The company will have an increased equity base in the open market. Issuing bonus shares will also encourage retail participation in the company stocks. When the bonus shares are issued, the market price comes down in proportionate amounts. This also benefits the company in a way that small-time investors can also subscribe to the company stocks during such decreased prices. This is the primary reason for which bonus shares are issued. It increases the liquidity of stock in the market, thereby aiding increased trading.

Bonus Shares

From the shareholder aspects

The shareholders don’t have to pay anything to acquire or to be eligible for receiving such bonus shares. This means nil cost of acquisition of additional shares. This is attractive to general small-time shareholders, who would prefer to hold the shares for a long time. This is because the bonus issue will increase his holdings in the company without any additional cost of acquisition.

How they are issued?

  • Bonus shares are issued without accepting any consideration from the shareholders. Hence, they require proportionate reserves to be transferred to the share capital, for effecting an increase in the number of shares. Reserves from which the bonus issue can be carried out are – free reserves, securities premiums, and Capital redemption Reserves.
  • The Board meeting has to be convened with proper quorum and will pass the resolution approving the bonus issue and determine the date of the general meeting where the proposal is put forward for voting for the shareholders. Filing of form MGT-14 is required by attaching the board resolution.
  • The bonus issue has to be approved at the general meeting, where the shareholders or board of directors will put forward the proposal and will be voted on by the shareholders. This meeting will also have a vote on determining the record date and issuance date. The company auditor is required to be present at this general meeting.
  • Once the resolution in favor of the bonus issue is passed at the general meeting, a board meeting is to be convened once again. The purpose is to pass the resolution for the allotment of bonus shares.
  • Form PAS-3 is to be submitted for such allotment of bonus issue, by attaching the board resolution for allotment, ordinary resolution of the bonus issue, and the list of the allottees.
  • Once all these formalities are complied with within the prescribed time limit, the company will move on to issuing the share certificates for such additional shareholding within 2 months of the date of allotment.

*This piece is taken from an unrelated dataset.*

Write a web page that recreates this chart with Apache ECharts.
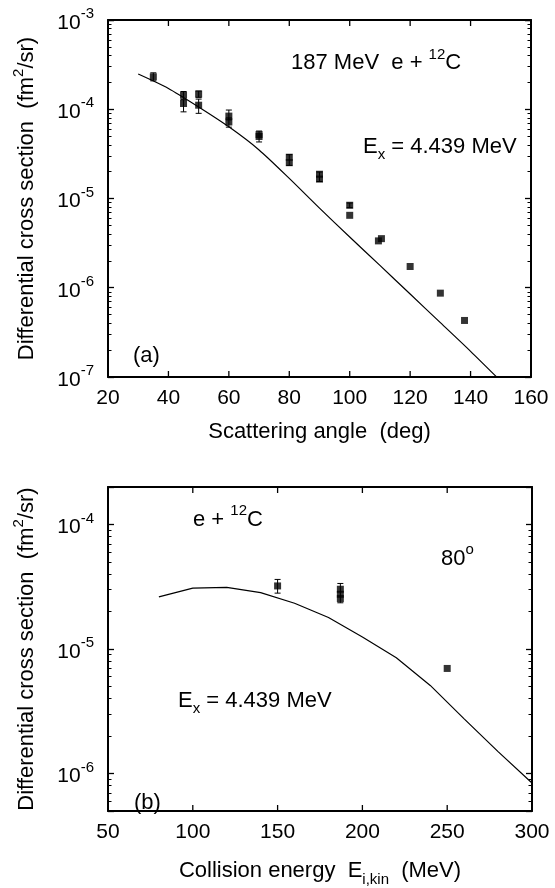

You may also check – Money Savings Tips.

Conditions for bonus issue

  • Articles must have provisions for bonus issues.
  • The bonus issue has to be approved by the shareholders in the general meeting.
  • The Company should not be a defaulter concerning payment of principal or interest concerning fixed deposits or debt securities issued.
  • The Company should not have defaulted on statutory dues concerning the employees like gratuity etc.
  • Authorized capital has to be sufficient for issuing bonus shares.
  • Partly paid-up shares should be paid in full before proceeding with the bonus issue.

Conclusion

The bonus issue is a boon for cash-strapped companies, who can issue bonus shares instead of cash dividends. However, it is to be kept in mind that bonus shares will bring down the market price and will be useful only to fuel liquidity in terms of more shares in the market.